歌が上手いだけではない。聴く人、見る人を虜にすることのできる数少ないアーティストだ。これが本当に難しい。歌が上手いだけの人なら沢山いるのだが、ハートに直接、音と声と言葉を届け、琴線に触れることのできるアーティストはそういない。

そしてNick Kurosawaのライブ前のDJで会場を作り込んでいくのはDJ KENTAさんだ。制作を共に行なっているというストーリーもあることから、ラストまでの流れは説明不要だった。精巧なプレイと確かな選曲は説明するまでもなく、そりゃ全国のミュージックラヴァーを唸らせるわけだと納得させられる。

会場にも多くの人が集まる。

ここで・・・雨が降ってきた。芝生で座って食事やお酒を楽しんでいる方々が次々と会場を後にする。
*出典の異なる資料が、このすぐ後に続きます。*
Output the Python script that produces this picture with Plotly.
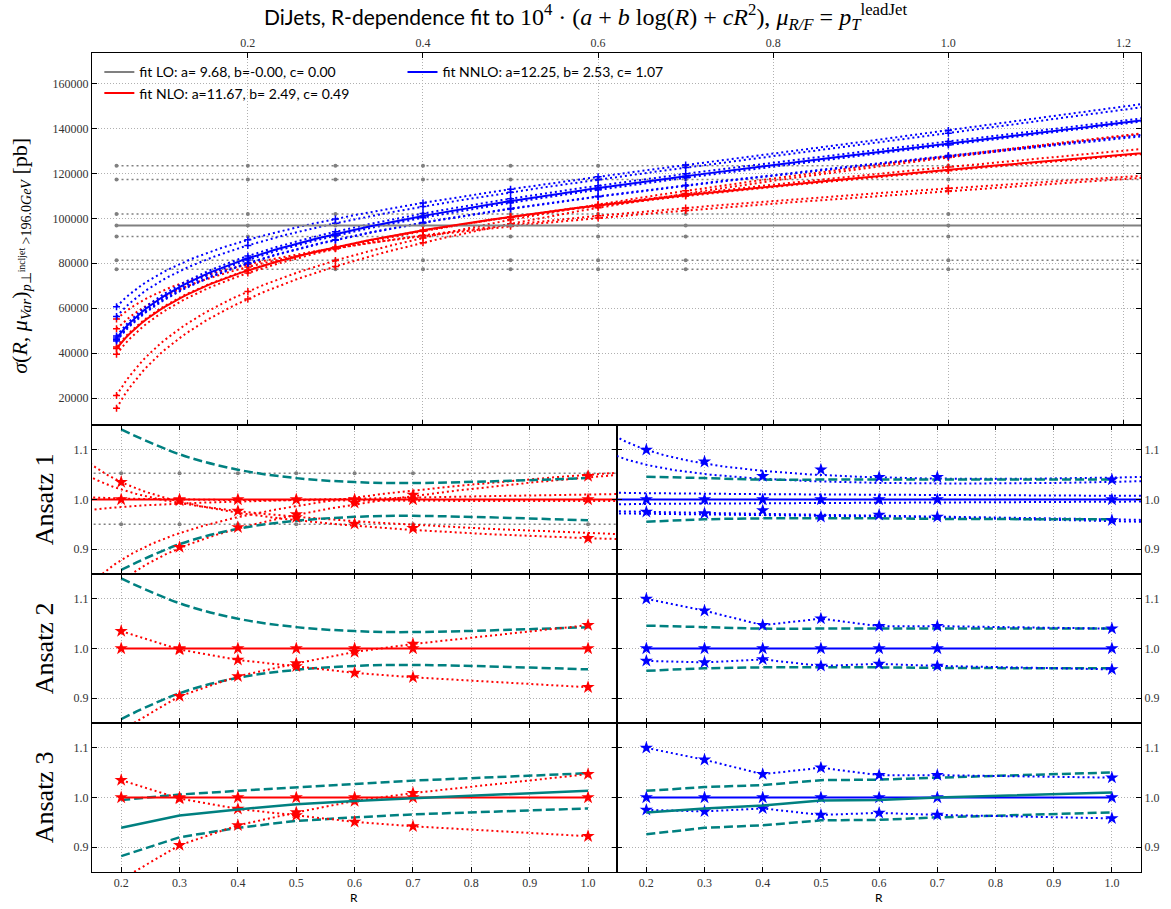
import numpy as np
import plotly.graph_objects as go

# ---------------------------------------------------------------- data
R_DATA  = [0.05, 0.2, 0.3, 0.4, 0.5, 0.6, 0.7, 1.0]      # jet radii of the runs
R_RATIO = [0.2, 0.3, 0.4, 0.5, 0.6, 0.7, 1.0]            # radii shown in the ratio panels

# central fits, 10^4 * (a + b log R + c R^2)
FIT_LO   = [9.68, 0.00, 0.00]
FIT_NLO  = [11.67, 2.49, 0.49]
FIT_NNLO = [12.25, 2.53, 1.07]

# scale-variation fits (a, b, c)
LO_VAR_A   = [12.34, 11.72, 10.19, 9.195, 8.13, 7.735]
NLO_VAR_A  = [10.726, 11.000, 11.62, 11.706, 12.055, 11.989]
NLO_VAR_B  = [1.736, 1.974, 2.45, 2.586, 3.317, 3.482]
NLO_VAR_C  = [0.486, 0.333, 0.50, 0.576, 0.713, 0.718]
NNLO_VAR_A = [12.366, 12.351, 12.37, 12.16, 11.906, 11.916]
NNLO_VAR_B = [2.103, 2.245, 2.54, 2.52, 2.440, 2.460]
NNLO_VAR_C = [1.540, 1.435, 1.05, 1.10, 0.881, 0.831]

# ratio of the varied runs to the central fit (stars)
NLO_R_UP  = [1.035, 0.998, 0.977, 0.964, 0.951, 0.942, 0.922]
NLO_R_DN  = [0.835, 0.904, 0.944, 0.970, 0.993, 1.009, 1.047]
NNLO_R_UP = [1.100, 1.076, 1.047, 1.060, 1.045, 1.045, 1.040]
NNLO_R_DN = [0.975, 0.972, 0.978, 0.965, 0.969, 0.965, 0.958]

# uncertainty envelopes, ansatz 1 / 2
NLO_ENV_HI  = [1.141, 1.091, 1.060, 1.043, 1.035, 1.033, 1.043]
NLO_ENV_LO  = [0.858, 0.910, 0.941, 0.957, 0.965, 0.967, 0.958]
NNLO_ENV_HI = [1.046, 1.043, 1.040, 1.040, 1.040, 1.040, 1.040]
NNLO_ENV_LO = [0.955, 0.960, 0.962, 0.962, 0.962, 0.961, 0.960]

# ansatz 3
NLO_A3_HI   = [0.995, 1.006, 1.0135, 1.020, 1.0276, 1.034, 1.049]
NLO_A3_MID  = [0.939, 0.9636, 0.976, 0.9865, 0.993, 0.9987, 1.0135]
NLO_A3_LO   = [0.882, 0.920, 0.939, 0.953, 0.960, 0.966, 0.978]
NNLO_A3_HI  = [1.0135, 1.021, 1.025, 1.035, 1.036, 1.040, 1.0505]
NNLO_A3_MID = [0.970, 0.978, 0.984, 0.994, 0.995, 1.000, 1.010]
NNLO_A3_LO  = [0.926, 0.939, 0.944, 0.954, 0.955, 0.960, 0.970]

TOP_TICKS = [0.2, 0.4, 0.6, 0.8, 1.0, 1.2]
Y_TICKS   = [20000, 40000, 60000, 80000, 100000, 120000, 140000, 160000]
R_TICKS   = [0.2, 0.3, 0.4, 0.5, 0.6, 0.7, 0.8, 0.9, 1.0]

# ---------------------------------------------------------------- helpers
GRAY, RED, BLUE, TEAL = "#808080", "#ff0000", "#0000ff", "#008080"
DOT = "2px,3px"
R_GRID = np.linspace(0.05, 1.25, 241)

def fit(r, a, b, c):
    r = np.asarray(r, dtype=float)
    return 1e4 * (a + b * np.log(r) + c * r ** 2)

fig = go.Figure()

def add(tr, n):
    s = "" if n == 1 else str(n)
    tr.update(xaxis="x" + s, yaxis="y" + s)
    fig.add_trace(tr)

def dotted(x, y, color, n, width=2):
    add(go.Scatter(x=x, y=y, mode="lines",
                   line=dict(color=color, width=width, dash=DOT),
                   showlegend=False, hoverinfo="skip"), n)

def stars(x, y, color, n, line=None):
    add(go.Scatter(x=x, y=y, mode="markers" if line is None else "lines+markers",
                   line=dict(color=color, width=2, dash=line or "solid"),
                   marker=dict(symbol="star", size=10, color=color, line=dict(width=0)),
                   showlegend=False, hoverinfo="skip"), n)

def teal(x, y, n, dash="9px,4px", smooth=True):
    add(go.Scatter(x=x, y=y, mode="lines",
                   line=dict(color=TEAL, width=2.5, dash=dash,
                             shape="spline" if smooth else "linear"),
                   showlegend=False, hoverinfo="skip"), n)

def pts(y, color, n, dot=False):
    if dot:
        mk = dict(symbol="circle", size=4, color=color, line=dict(width=0))
    else:
        mk = dict(symbol="cross-thin", size=5, color=color, line=dict(color=color, width=1.5))
    add(go.Scatter(x=R_DATA, y=y, mode="markers", marker=mk,
                   showlegend=False, hoverinfo="skip"), n)

# ---------------------------------------------------------------- top panel
lo_c = fit(R_GRID, *FIT_LO)
for a in LO_VAR_A:
    dotted(R_GRID, fit(R_GRID, a, 0, 0), GRAY, 1, width=1.5)
    pts(fit(R_DATA, a, 0, 0), GRAY, 1, dot=True)

nlo_vars = list(zip(NLO_VAR_A, NLO_VAR_B, NLO_VAR_C))
nnlo_vars = list(zip(NNLO_VAR_A, NNLO_VAR_B, NNLO_VAR_C))

for v in nlo_vars:
    dotted(R_GRID, fit(R_GRID, *v), RED, 1)
    pts(fit(R_DATA, *v), RED, 1)
for v in nnlo_vars:
    dotted(R_GRID, fit(R_GRID, *v), BLUE, 1)
    pts(fit(R_DATA, *v), BLUE, 1)

legend_rows = [
    ("fit LO: a= 9.68, b=-0.00, c= 0.00", GRAY, FIT_LO, "legend"),
    ("fit NLO: a=11.67, b= 2.49, c= 0.49", RED, FIT_NLO, "legend"),
    ("fit NNLO: a=12.25, b= 2.53, c= 1.07", BLUE, FIT_NNLO, "legend2"),
]
for name, col, co, lg in legend_rows:
    add(go.Scatter(x=R_GRID, y=fit(R_GRID, *co), mode="lines", name=name,
                   line=dict(color=col, width=2), legend=lg, hoverinfo="skip"), 1)
    pts(fit(R_DATA, *co), col, 1, dot=(col == GRAY))

# ---------------------------------------------------------------- ratio panels
def ratio_col(central, variations, r_up, r_dn, env_hi, env_lo, a3, color, first, with_lo):
    n1, n2, n3 = first, first + 2, first + 4
    c_grid = fit(R_GRID, *central)

    # ansatz 1: ratio of fitted curves
    if with_lo:
        for a in LO_VAR_A:
            dotted(R_GRID, fit(R_GRID, a, 0, 0) / lo_c, GRAY, n1, width=1.5)
            pts(fit(R_DATA, a, 0, 0) / fit(R_DATA, *FIT_LO), GRAY, n1, dot=True)
    for v in variations:
        dotted(R_GRID, fit(R_GRID, *v) / c_grid, color, n1)
    teal(R_RATIO, env_hi, n1)
    teal(R_RATIO, env_lo, n1)
    add(go.Scatter(x=R_GRID, y=c_grid / c_grid, mode="lines",
                   line=dict(color=color, width=2), showlegend=False, hoverinfo="skip"), n1)
    ones = [1.0] * len(R_RATIO)
    stars(R_RATIO, ones, color, n1)
    stars(R_RATIO, r_up, color, n1)
    stars(R_RATIO, r_dn, color, n1)

    # ansatz 2
    teal(R_RATIO, env_hi, n2)
    teal(R_RATIO, env_lo, n2)
    stars(R_RATIO, r_up, color, n2, line=DOT)
    stars(R_RATIO, r_dn, color, n2, line=DOT)
    stars(R_RATIO, ones, color, n2, line="solid")

    # ansatz 3
    hi, mid, lo = a3
    teal(R_RATIO, hi, n3, smooth=False)
    teal(R_RATIO, lo, n3, smooth=False)
    stars(R_RATIO, r_up, color, n3, line=DOT)
    stars(R_RATIO, r_dn, color, n3, line=DOT)
    stars(R_RATIO, ones, color, n3, line="solid")
    teal(R_RATIO, mid, n3, dash="solid", smooth=False)

ratio_col(FIT_NLO, nlo_vars, NLO_R_UP, NLO_R_DN, NLO_ENV_HI, NLO_ENV_LO,
          (NLO_A3_HI, NLO_A3_MID, NLO_A3_LO), RED, 2, True)
ratio_col(FIT_NNLO, nnlo_vars, NNLO_R_UP, NNLO_R_DN, NNLO_ENV_HI, NNLO_ENV_LO,
          (NNLO_A3_HI, NNLO_A3_MID, NNLO_A3_LO), BLUE, 3, False)

# ---------------------------------------------------------------- layout
TICKFONT = dict(family="Liberation Serif", size=12, color="#333333")
AX = dict(showline=True, linecolor="black", linewidth=1, mirror="allticks",
          ticks="inside", ticklen=5, tickcolor="black", showgrid=True,
          gridcolor="#b0b0b0", griddash="1px,2px", gridwidth=1, zeroline=False,
          tickfont=TICKFONT)

XL, XR = [0.0, 0.5007], [0.5007, 1.0]
YD = {2: [0.3639, 0.5458], 4: [0.1819, 0.3639], 6: [0.0, 0.1819]}

lay = dict(
    width=1171, height=909,
    margin=dict(l=92, r=28, t=53, b=37),
    paper_bgcolor="white", plot_bgcolor="white",
    font=dict(family="Lato", size=12, color="black"),
    title=dict(
        text=('DiJets, R-dependence fit to <span style="font-family:Liberation Serif;font-size:24px">'
              '10<sup>4</sup> · (<i>a</i> + <i>b</i> log(<i>R</i>) + <i>cR</i><sup>2</sup>), '
              '<i>μ</i><sub><i>R/F</i></sub> = <i>p</i><sub><i>T</i></sub>'
              '<sup>leadJet</sup></span>'),
        x=0.5, xanchor="center", y=0.981, yanchor="middle",
        font=dict(family="Lato", size=21, color="black")),
    xaxis=dict(AX, domain=[0, 1], anchor="y", side="top", range=[0.022, 1.22],
               tickvals=TOP_TICKS, tickformat=".1f"),
    yaxis=dict(AX, domain=[0.5458, 1], anchor="x", range=[8100, 173500],
               tickvals=Y_TICKS, tickformat="d"),
    legend=dict(x=0.007, y=0.996, xanchor="left", yanchor="top", bgcolor="rgba(0,0,0,0)",
                font=dict(family="Lato", size=14), tracegroupgap=0, itemwidth=30),
    legend2=dict(x=0.296, y=0.996, xanchor="left", yanchor="top", bgcolor="rgba(0,0,0,0)",
                 font=dict(family="Lato", size=14), itemwidth=30),
    showlegend=True,
)

for n in range(2, 8):
    left = n % 2 == 0
    dom_y = YD[n if left else n - 1]
    lay[f"xaxis{n}"] = dict(AX, domain=XL if left else XR, anchor=f"y{n}",
                            range=[0.15, 1.05], tickvals=R_TICKS, tickformat=".1f",
                            showticklabels=n >= 6)
    lay[f"yaxis{n}"] = dict(AX, domain=dom_y, anchor=f"x{n}", range=[0.85, 1.15],
                            tickvals=[0.9, 1.0, 1.1], tickformat=".1f",
                            side="left" if left else "right")

ann = []
for k, n in enumerate([2, 4, 6]):
    d = YD[n]
    ann.append(dict(text=f"Ansatz {k + 1}", xref="paper", yref="paper",
                    x=-0.045, y=(d[0] + d[1]) / 2, xanchor="center", yanchor="middle",
                    textangle=-90, showarrow=False,
                    font=dict(family="Liberation Serif", size=26, color="black")))
ann.append(dict(text=("<i>σ</i>(<i>R</i>, <i>μ</i><sub><i>Var</i></sub>)"
                      '<sub><span style="font-size:14px"><i>p</i>⊥<sup>incljet</sup>'
                      ' >196.0<i>GeV</i></span></sub> [pb]'),
                xref="paper", yref="paper", x=-0.068, y=0.752,
                xanchor="center", yanchor="middle", textangle=-90,
                showarrow=False, font=dict(family="Liberation Serif", size=22, color="black")))
for xc in [0.25, 0.75]:
    ann.append(dict(text="R", xref="paper", yref="paper", x=xc, y=-0.031,
                    xanchor="center", yanchor="middle", showarrow=False,
                    font=dict(family="Lato", size=12, color="black")))
lay["annotations"] = ann

fig.update_layout(**lay)
# drop the default page margin so the 1171x909 figure fills the window exactly
fig.write_html("out.html", config={"displayModeBar": False},
               post_script="document.body.style.margin='0';")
ここまで雨に悩まされるのかと打ちひしがれそうになったところ、晴れ間を取り戻した。少しばかりひんやりと気温に下がり、雨水で芝生に座ることができなくなってしまったのが悔やまれる。

 

しかし、DJ KENTAのプレイで会場の熱気を取り戻す。

いい空気のまま、ニックの時間を迎えた。いつもの通り、彼のパフォーマンスを楽しむだけだった。

細かなことを言葉にするのは少々野暮に感じる。

彼の来日を待ち侘びていた人、彼の音楽を楽しみにしていた人、会ってみたかった人、ハワイでいつも会う人、友人、POOL SIDEのお客さん、レーベルメイト etc...

それぞれが、それぞれのライブに足を運ぶ理由を持っていた。会場の空気は人の暖かさと、心地よい情熱で溢れていたような気がする。そんな景色を見ることができただけで、彼らを日本へ連れてきた意味を感じることができた。

なぜ彼らを日本へ呼ぶのか、呼ぶ必要はあるのか、呼ばなきゃいけないのか。こちらにとっては、リスクもあれば、ツアーを開催することすら未経験だ。決断を下す前に何度も考えた。その答えを、Aloha Tokyo最終日の最終公演後に見つけたような気がする。

POOL SIDEも一仕事を終えた。

熱も高くなる頃、いよいよツアーもファイナルへ向かっていく。